Backup LBs: The team kept its tradition of taking mid-to-late round shots at linebackers, hoping to find successors to Jake Ryan and Clay Matthews in particular. They may have found Ryan's eventual replacement in Vanderbilt's Oren Burks. Burks is an athletic, sideline-to-sideline option who will need development, but has better physical tools than Ryan. Kendall Donnerson from Southeast Missouri State was a seventh-round selection that has the size and athleticism required for the position, but is very raw. The Packers are counting on him to provide special teams contributions and depth now with the idea that they can perhaps coach him up. Kyler Fackrell and Vince Biegel will need to step up if they are to be part of the rotation beyond this year. Fackrell is entering his third year and has done little to suggest he can be an eventual starter. Biegel has shown flashes of promise in his short career, but has also struggled with health so far. He had screws inserted in both feet at the conclusion of his rookie campaign.

Defensive Backs

Starters: CB Tramon Williams, CB Kevin King, SS Josh Jones, FS Ha-Ha Clinton-Dix
Backups: CB Josh Jackson [R], CB Jaire Alexander [R], CB/FS Quinten Rollins, SS Kentrell Brice

Starting DBs: The secondary in particular was a disappointment for the Packers last season. The team gave up on Damarious Randall, trading him away in a deal for DeShone Kizer. They have re-signed an old face in Tramon Williams, who spent the previous three seasons with the Browns and Cardinals. Speaking of Williams, Head Coach Mike McCarthy said, "He looks great. He doesn't look like he's changed since the day he left. I'm excited that he's back and he'll definitely give us outstanding leadership there in the secondary." Kevin King will get the nod to start next to Williams. Due to injuries, King was brought up to the starting unit last year, but himself suffered a knee injury and a broken hand that closed his campaign early. Morgan Burnett left for the Bills in free agency and so Josh Jones will be promoted to the starting spot. The former rookie Jones played nickel linebacker last season until injuries forced him into full-time duty as a safety. The team believes he has the versatility to make this transition permanent. Ha-Ha Clinton-Dix is ready for a bounce back after struggling in 2017. He recently wrote of himself, "Down year for me but I'll take it and be back stronger and I'm betting on myself. I hold myself to a higher standard, but blessed to be recognized in the top 100 of this competitive league." Clinton-Dix often had to play out of position due to injuries and coverage problems in the secondary. The Packers hope the heavy investment they made in the Draft to improve this unit will prevent history from repeating itself.

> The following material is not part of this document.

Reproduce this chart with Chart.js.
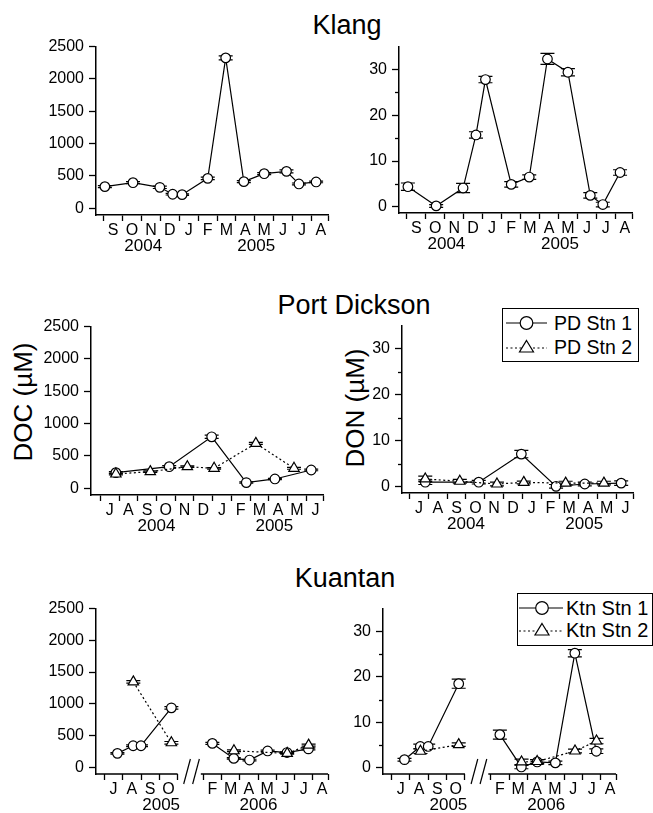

Backup DBs: Jaire Alexander and Josh Jackson were the team's first and second-round selections, signaling the team's mandate to fix the leaky secondary. Alexander is a ballhawking corner who will serve as the team's nickel option while he prepares to eventually start. Jackson is a larger, instinctive corner who wins the ball at the catch point. He'll eventually be asked to cover the bigger receivers that the Packers have struggled to defend in recent years. Quinten Rollins spent the majority of last year injured, his second year battling nagging problems. A permanent move to free safety may help Rollins, who has struggled with the nuances of corner play. Kentrell Brice stepped in to the starting strong safety role last year and played well. While it's expected Brice will remain a backup, Coach McCarthy has not dismissed the possibility of Brice starting, telling reporters, "I look for him to fight for a starting position."